CONNECTICUT: THE UCONN "DAILY CAMPUS" PROJECTS AND PROTECTS FIRST MOMS

The editorial board of the UConn Daily Campus decided it knows what first moms want. Yesterday it weighed in the April 13 defeat in the Connecticut General Assembly Judiciary of a bill that would have granted birth certificate access to adoptees 21 and older born on or after October 1, 2008. Yeah, that’s right. Prospective. 2029. This bill was a “response” to last year’s bill vetoed by Gov. Jodi “first grandma” Rell which was also prospective.

The usual hand wringing applied. The Daily Campus editorial board, sounding as if it were writing with the pickle it was collectively weaned on, called adopted adults “adopted children” 4 times. I guess that’s an improvement. About 11 years ago the Chicago Trib’s Bruce Dold used that abomination something like 16 times in a 500 word op-ed when he went flakey over a records access bill

Anyway, the best part of the Daily Campus’s jaunty little editorial, was the board’s paranoiac projection of first moms. Women are weak, ya know!

Visions of rape and incest break danced in their heads: “a woman who becomes pregnant as a result, and elects to have a child, should not have to relive the tragedy 21 years later when her child knocks on her door.”

Abortion loomed: “There are concerns that the knowledge that a mother’s identity being revealed may cause potential adoption cases to turn into actual abortion cases.”

What no homewrecking?

Finally, idealism:

It’s a brave act to place a child up for adoption. The courage that act requires should not be increased just so an adopted individual is able to discover his mother’s identity. There are merits to having a system in place which allows a mother to chose to reveal herself or not, yet guarantees access to medical information even without a name. It is unrealistically utopian to require any more than that from a mother whose decision to give up her chide is laudable enough—and the legislature should look to strike a proper balance next time it considers s this proposal.”

I’m broke, but it would be great if one of you first mom’s who got rich when you put your kid up for adoption sent these trogs a copy of The Girls Who Went Away.

It’s hard enough being adopted and forced to negotiate adoption industry bullies.
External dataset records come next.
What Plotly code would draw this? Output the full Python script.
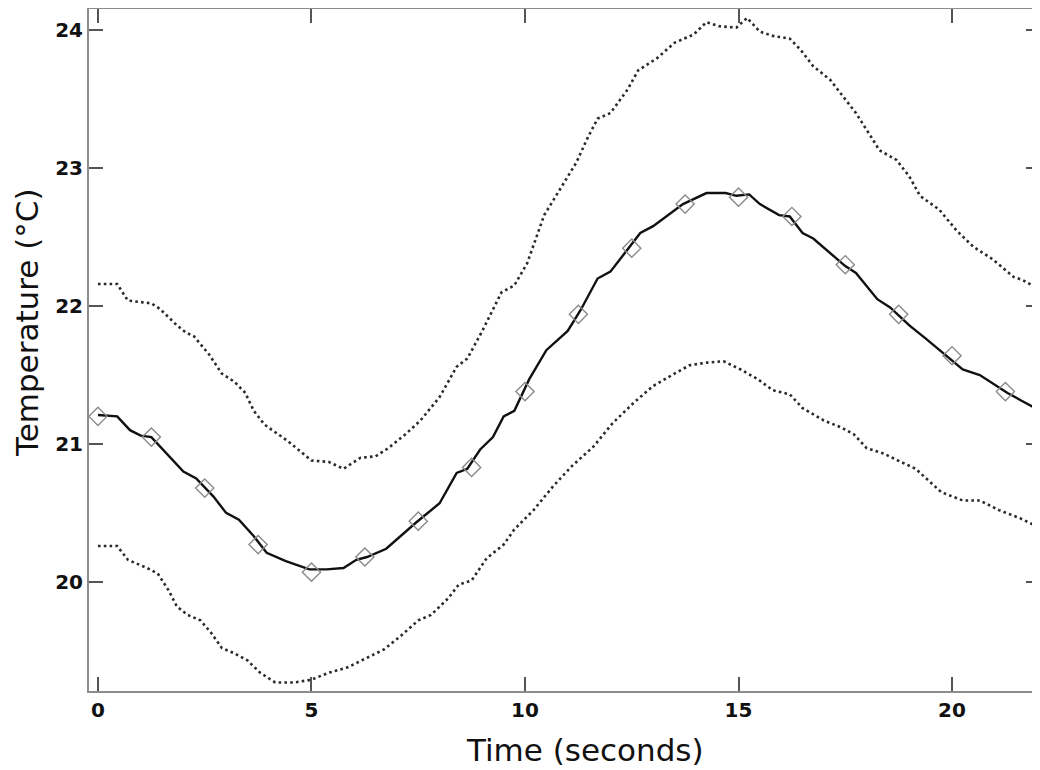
import plotly.graph_objects as go

# upper dotted bound
upper_t = [0, 0.45, 0.7, 1.25, 1.45, 1.85, 2.05, 2.25, 2.6, 2.9, 3.2, 3.45, 3.65, 3.9, 4.45, 5.0,
           5.4, 5.75, 6.15, 6.5, 6.8, 7.2, 7.55, 8.0, 8.4, 8.65, 9.0, 9.45, 9.75, 10.05, 10.45,
           10.85, 11.2, 11.45, 11.7, 12.0, 12.4, 12.65, 13.1, 13.5, 13.95, 14.25, 14.55, 14.95,
           15.2, 15.5, 15.8, 16.2, 16.45, 16.75, 17.15, 17.45, 17.75, 18.1, 18.3, 18.7, 19.0,
           19.25, 19.7, 20.1, 20.5, 20.95, 21.45, 21.65, 22.0]
upper_v = [22.16, 22.16, 22.04, 22.02, 21.98, 21.86, 21.81, 21.78, 21.65, 21.51, 21.45, 21.37,
           21.24, 21.14, 21.02, 20.88, 20.87, 20.82, 20.90, 20.91, 20.97, 21.07, 21.17, 21.34,
           21.56, 21.62, 21.82, 22.10, 22.15, 22.31, 22.66, 22.86, 23.04, 23.21, 23.36, 23.40,
           23.57, 23.71, 23.80, 23.91, 23.97, 24.06, 24.03, 24.02, 24.09, 23.99, 23.96, 23.94,
           23.86, 23.74, 23.64, 23.52, 23.40, 23.23, 23.13, 23.06, 22.94, 22.80, 22.70, 22.55,
           22.43, 22.34, 22.21, 22.19, 22.13]

# lower dotted bound
lower_t = [0, 0.45, 0.7, 1.15, 1.4, 1.65, 1.85, 2.1, 2.4, 2.65, 2.9, 3.2, 3.5, 3.8, 4.15, 4.6,
           5.0, 5.4, 5.85, 6.3, 6.7, 7.1, 7.5, 7.8, 8.2, 8.45, 8.75, 9.1, 9.5, 9.75, 10.2, 10.65,
           11.1, 11.6, 12.05, 12.55, 13.0, 13.5, 13.85, 14.25, 14.65, 15.05, 15.45, 15.8, 16.2,
           16.5, 17.0, 17.4, 17.7, 18.0, 18.4, 18.8, 19.15, 19.5, 19.75, 20.25, 20.65, 21.1,
           21.6, 22.0]
lower_v = [20.26, 20.26, 20.16, 20.10, 20.06, 19.94, 19.82, 19.76, 19.72, 19.63, 19.52, 19.48,
           19.43, 19.34, 19.27, 19.27, 19.29, 19.34, 19.38, 19.45, 19.51, 19.61, 19.72, 19.76,
           19.88, 19.98, 20.01, 20.17, 20.27, 20.38, 20.52, 20.69, 20.84, 20.98, 21.15, 21.30,
           21.42, 21.51, 21.57, 21.59, 21.60, 21.54, 21.47, 21.39, 21.36, 21.26, 21.17, 21.12,
           21.07, 20.97, 20.93, 20.87, 20.82, 20.72, 20.65, 20.59, 20.59, 20.52, 20.46, 20.40]

# mean temperature (solid)
mean_t = [0, 0.45, 0.75, 1.0, 1.25, 1.6, 2.0, 2.3, 2.7, 3.0, 3.3, 3.65, 3.95, 4.4, 4.95, 5.35,
          5.75, 6.05, 6.3, 6.75, 7.45, 8.0, 8.4, 8.65, 8.95, 9.25, 9.5, 9.75, 10.1, 10.5, 11.0,
          11.3, 11.7, 12.0, 12.45, 12.7, 13.0, 13.3, 13.7, 14.25, 14.7, 14.95, 15.25, 15.5,
          15.95, 16.2, 16.5, 16.75, 17.2, 17.5, 17.75, 18.25, 18.55, 19.0, 19.4, 19.95, 20.25,
          20.65, 20.9, 21.3, 21.65, 22.0]
mean_v = [21.21, 21.20, 21.10, 21.06, 21.05, 20.93, 20.80, 20.75, 20.62, 20.50, 20.45, 20.33,
          20.21, 20.15, 20.09, 20.09, 20.10, 20.16, 20.18, 20.24, 20.43, 20.57, 20.79, 20.82,
          20.96, 21.05, 21.20, 21.24, 21.47, 21.68, 21.82, 21.97, 22.20, 22.25, 22.43, 22.53,
          22.58, 22.65, 22.74, 22.82, 22.82, 22.80, 22.81, 22.74, 22.66, 22.65, 22.53, 22.49,
          22.37, 22.29, 22.24, 22.05, 21.99, 21.86, 21.76, 21.62, 21.54, 21.50, 21.45, 21.37,
          21.31, 21.25]

# diamond samples
marker_t = [0, 1.25, 2.5, 3.75, 5, 6.25, 7.5, 8.75, 10, 11.25, 12.5, 13.75, 15, 16.25, 17.5,
            18.75, 20, 21.25]
marker_v = [21.20, 21.05, 20.68, 20.27, 20.07, 20.18, 20.44, 20.83, 21.38, 21.94, 22.42, 22.74,
            22.79, 22.65, 22.30, 21.94, 21.64, 21.38]

x_ticks = [0, 5, 10, 15, 20]
y_ticks = [20, 21, 22, 23, 24]
x_range = [-0.21, 22.06]
y_range = [19.208, 24.155]

fig = go.Figure()
dots = dict(color="#2a2a2a", width=2.6, dash="2.6px,3.2px")
fig.add_trace(go.Scatter(x=upper_t, y=upper_v, mode="lines", line=dots))
fig.add_trace(go.Scatter(x=lower_t, y=lower_v, mode="lines", line=dots))
fig.add_trace(go.Scatter(x=mean_t, y=mean_v, mode="lines", line=dict(color="#111111", width=2.4)))
fig.add_trace(go.Scatter(x=marker_t, y=marker_v, mode="markers",
                         marker=dict(symbol="diamond-open", size=14, color="#8a8a8a",
                                     line=dict(width=1.4, color="#8a8a8a"))))
# empty trace so the right-hand tick axis gets drawn
fig.add_trace(go.Scatter(x=[None], y=[None], yaxis="y2", mode="lines", hoverinfo="skip"))

tick_style = dict(ticks="inside", ticklen=14, tickwidth=1.5, tickcolor="#555555",
                  showgrid=False, zeroline=False,
                  tickfont=dict(family="DejaVu Sans", size=20, color="#111111", weight="bold"))

fig.update_layout(
    xaxis=dict(range=x_range, tickvals=x_ticks, showline=True, linecolor="#8c8c8c",
               linewidth=2, mirror="ticks", **tick_style),
    yaxis=dict(range=y_range, tickvals=y_ticks, showline=True, linecolor="#8c8c8c",
               linewidth=2, mirror=False, **tick_style),
    # right-hand ticks only, no frame line on that side
    yaxis2=dict(range=y_range, tickvals=y_ticks, overlaying="y", side="right", anchor="x",
                showline=False, showticklabels=False, **tick_style),
)

# page body has an 8px margin, so the figure is sized to fit the 1040x770 window
fig.update_layout(
    width=1032, height=762,
    margin=dict(l=81, r=0, t=1, b=79),
    paper_bgcolor="white", plot_bgcolor="white",
    showlegend=False,
    font=dict(family="DejaVu Sans", color="#111111"),
    annotations=[
        dict(text="Time (seconds)", xref="paper", yref="paper", x=0.5216, y=-0.0865,
             xanchor="center", yanchor="middle", showarrow=False,
             font=dict(size=31, color="#111111")),
        dict(text="Temperature (°C)", xref="paper", yref="paper", x=-0.0652, y=0.541,
             xanchor="center", yanchor="middle", textangle=-90, showarrow=False,
             font=dict(size=31, color="#111111")),
    ],
)

fig.write_html("out.html")
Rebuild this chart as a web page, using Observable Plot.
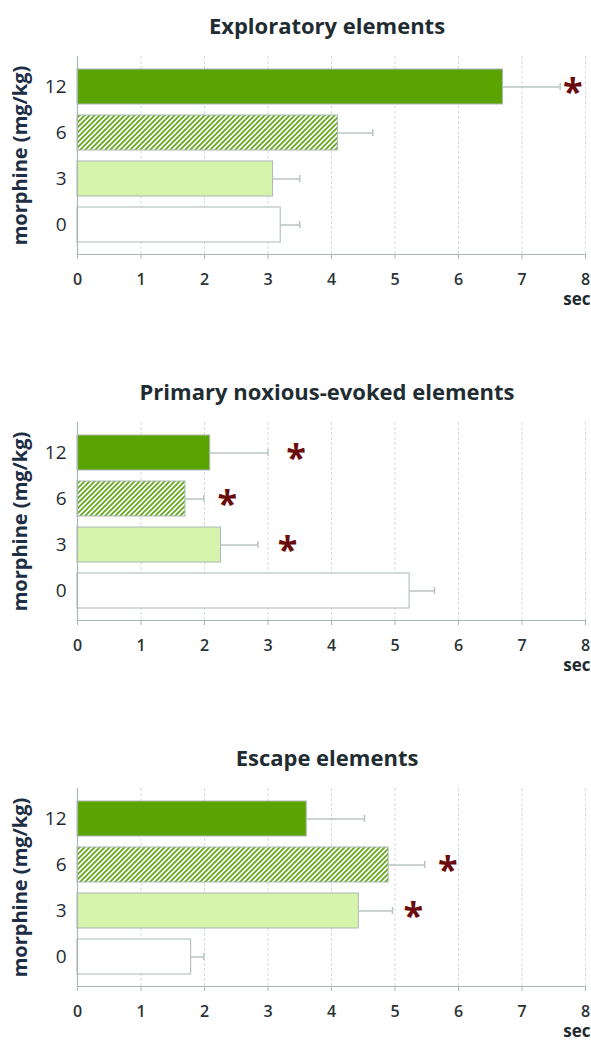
<!DOCTYPE html>
<html>
<head>
<meta charset="utf-8">
<script src="https://cdn.jsdelivr.net/npm/d3@7"></script>
<script src="https://cdn.jsdelivr.net/npm/@observablehq/plot@0.6"></script>
<style>
  html, body { margin: 0; padding: 0; background: #ffffff; }
  body { width: 591px; font-family: "Open Sans", sans-serif; }
  .panel { width: 591px; }
  .title {
    box-sizing: border-box; width: 591px; height: 45px; padding-top: 5px; padding-left: 63px;
    line-height: 40px; text-align: center; font-size: 22px; font-weight: bold; color: #1f2d33;
  }
  svg { display: block; }
</style>
</head>
<body>
<svg width="0" height="0" style="position:absolute">
  <defs>
    <pattern id="hatch" patternUnits="userSpaceOnUse" width="5" height="5">
      <rect width="5" height="5" fill="#ffffff"></rect>
      <path d="M-1,1 l2,-2 M0,5 l5,-5 M4,6 l2,-2" stroke="#6aaa22" stroke-width="1.9"></path>
    </pattern>
  </defs>
</svg>
<div id="chart"></div>
<script>
// ---- data ----
const doses = ["12", "6", "3", "0"];
const panelTitles = ["Exploratory elements", "Primary noxious-evoked elements", "Escape elements"];
const xTicks = [0, 1, 2, 3, 4, 5, 6, 7, 8];

const exploratoryMean = [6.70, 4.10, 3.08, 3.20];
const exploratorySem = [0.90, 0.55, 0.42, 0.30];
const exploratoryStar = [7.80, null, null, null];

const noxiousMean = [2.09, 1.70, 2.26, 5.23];
const noxiousSem = [0.91, 0.29, 0.58, 0.39];
const noxiousStar = [3.44, 2.36, 3.31, null];

const escapeMean = [3.61, 4.90, 4.43, 1.79];
const escapeSem = [0.91, 0.57, 0.53, 0.20];
const escapeStar = [null, 5.83, 5.29, null];

const doseFills = ["#5aa300", "url(#hatch)", "#d6f4ab", "#ffffff"];
const yLabel = "morphine (mg/kg)";
const xLabel = "sec";

const panels = [
  {title: panelTitles[0], mean: exploratoryMean, sem: exploratorySem, star: exploratoryStar},
  {title: panelTitles[1], mean: noxiousMean, sem: noxiousSem, star: noxiousStar},
  {title: panelTitles[2], mean: escapeMean, sem: escapeSem, star: escapeStar}
];

const root = document.getElementById("chart");
const greyLine = "#a9b7b5";

for (const p of panels) {
  const rows = doses.map((d, i) => ({dose: d, value: p.mean[i], sem: p.sem[i]}));
  const stars = doses.map((d, i) => ({dose: d, x: p.star[i]})).filter(d => d.x != null);

  const div = document.createElement("div");
  div.className = "panel";
  const t = document.createElement("div");
  t.className = "title";
  t.textContent = p.title;
  div.appendChild(t);

  const chart = Plot.plot({
    width: 591,
    height: 321,
    marginLeft: 77,
    marginRight: 6,
    marginTop: 11,
    marginBottom: 112,
    style: {fontFamily: "'Open Sans', sans-serif", background: "#ffffff", overflow: "visible"},
    x: {domain: [0, 8], ticks: xTicks},
    y: {type: "band", domain: doses, range: [17.4, 203.4], paddingInner: 0.24, paddingOuter: 0.12},
    color: {type: "ordinal", domain: doses, range: doseFills},
    marks: [
      Plot.gridX(xTicks.slice(1), {stroke: "#d6dbdb", strokeOpacity: 1, strokeDasharray: "3,2", strokeWidth: 1}),
      Plot.barX(rows, {x: "value", y: "dose", fill: "dose", stroke: greyLine, strokeWidth: 1}),
      Plot.ruleY(rows, {x1: "value", x2: d => d.value + d.sem, y: "dose", stroke: "#b9c5c3", strokeWidth: 1.5}),
      Plot.tickX(rows, {x: d => d.value + d.sem, y: "dose", stroke: "#b9c5c3", strokeWidth: 1.5, insetTop: 14, insetBottom: 14}),
      Plot.text(stars, {x: "x", y: "dose", text: () => "*", fill: "#6b0c0c", fontSize: 36, fontWeight: "bold", dy: 5}),
      Plot.ruleX([0], {stroke: greyLine, strokeWidth: 1.2}),
      Plot.frame({anchor: "bottom", stroke: greyLine, strokeWidth: 1.2}),
      Plot.axisX(xTicks, {tickSize: 5, tickPadding: 14, stroke: greyLine, fontSize: 16, fontWeight: 600, fill: "#2a3236", label: null}),
      Plot.axisY({tickSize: 0, tickPadding: 11, fontSize: 19, fontWeight: 500, fill: "#1f2a30", label: null}),
      Plot.text([yLabel], {frameAnchor: "left", dx: -57, rotate: -90, textAnchor: "middle", fontSize: 20, fontWeight: "bold", fill: "#1d2e45"}),
      Plot.text([xLabel], {frameAnchor: "bottom-right", lineAnchor: "bottom", dx: 5, dy: 50, textAnchor: "end", fontSize: 17, fontWeight: "bold", fill: "#1f2a30"})
    ]
  });
  div.appendChild(chart);
  root.appendChild(div);
}
</script>
</body>
</html>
But, if I were a first mother, with all those strangers protectively speaking for me, I’d probably be in a straight jacket by now–and my ax in the evidence room. Listening to the steady munch of adoption bottom feeders–self-righteous “adoption professionals,” lawyers, cheaters, politicians, and well-heeled lobbyists–is more than any mother should be required to do. And now frat boys show up for the free lunch.

The Connecticut bill sucks. But the Daily Campus sucks more.

4 Replies to “CONNECTICUT: THE UCONN "DAILY CAMPUS" PROJECTS AND PROTECTS FIRST MOMS”

  1. I feel sick. I’m so tired of having to explain myself and justify my feelings to every last non-adoptee I meet. I can imagine what it would be like to be someone else–why can’t they? Why WON’T they? Why does my pain and my insistence that I deserve to see my own birth certificate threaten people so?

  2. Perhaps checking the facts first would make folks like this think again. But, hey, why should an adoptee, who should just shut up and be grateful (tongue in cheek), expect the very same rights as every other adult citizen? The right to access one’s own factual record of birth is only denied adoptees. My birth family who searched for me doesn’t understand sealed records, either.

  3. Those who defeat adoptee bills tend to neglect to mention there’s even a father, and it does work to their benefit. Same is true for the media. We adoptees are portrayed as immaculate conceptions. Fact is one would be hard pressed to find a true orphan among adoptees as most of us have many genetic maternal and paternal relatives all over the country and world who probably don’t know we exist.

  4. Let’s hope the misinformed (if not biased) editorialist learned something from the informed comments. The last commenter, probably a student, wrote to the writer, “Man, I sure hope you don’t teach law at this school. This article is shameful. I would be embarrassed if I were you.” I just hope the editorial itself didn’t make it to the hard copy of the Daily Campus.